What was the best infantry throughout history?
The interesting part of this question is "compared to their historical period."
There is little question modern infantry, Americans in particular, benefit from all of history in terms of training and tactics. No matter how brave or tough you are, you can't compete with someone who has 2,000 years of refinement on you.
But compared to their historical period there are really only two units that were not only better, but outclassed their contemporaries.
#1 Gustavus II Adolphus, King of Sweden. He basically invented modern infantry. Before him the only units that used their mobility was cavalry. He had a standing professional army that was systematically trained and drilled. He invented rolling volley fire and, most importantly the concept of combined arms.
At the Battle of Breitenfield his infantry destroyed a superior, charging, cavalry force which had never been done before. There is infantry before Gustavus Adolphus which entrenched and/or stood and fought and infantry after him which used sustained rates of fire to repel infantry, used combined arms and invented the modern infantry battlefield after 1600.
#2. The Bersaglieri. What Adolphus created, the Italians refined. They took infantry mobility to an entirely new level. They were so well trained and hardy (their regulations forbade them to walk anywhere, they ran, in formation, even on parade, while playing instruments) that at the Battle of the Chernaya River they charged cavalry and routed them.
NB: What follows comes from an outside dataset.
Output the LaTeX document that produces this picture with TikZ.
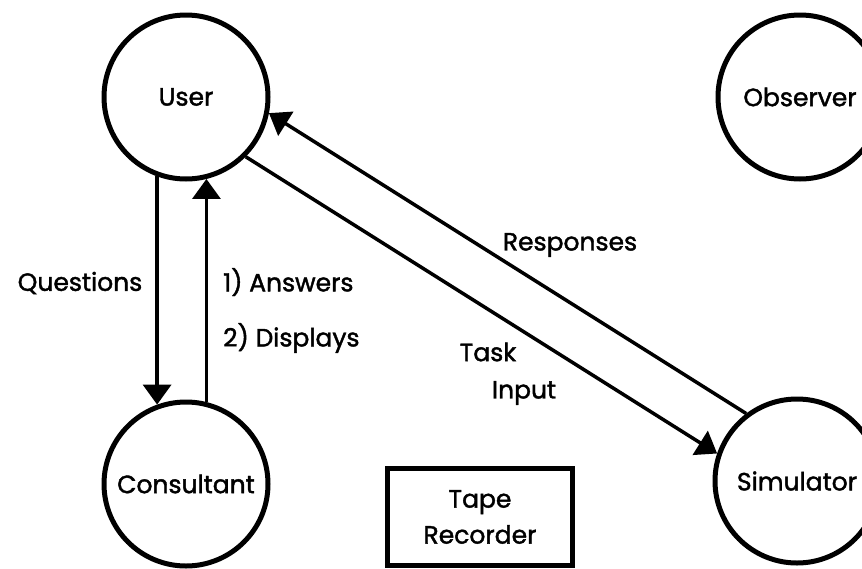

That's a jaw dropping feat for Crimean war era infantry against cavalry who were expected to be suicidally brave (Charge of the Light Brigade and all that.) In WWI they were on bicycles to break trench stalemates.
In WWII Rommel said "The German soldier has impressed the world, however the Italian Bersagliere has impressed the German soldier" after the Bersaglieri had attacked an American armored division and overran it.
Other examples of infantry can be the finest of their class, but no others stand out as game changing as the two above. No opposing army could ever have stood against them because it wasn't just a change in tactics the way a phalanx was an outgrowth of the shield wall, it was a revolution in thinking about infantry's role in battle.
What made the Romans great was their reconceptualizing the relationship between apparently non-tactical skills and tactical skills, such as digging earthworks, making roads, etc. Their engineering dovetailed with their infantry tactics and they were the finest example of their era, but they didn't reinvent infantry's role and historically alter it.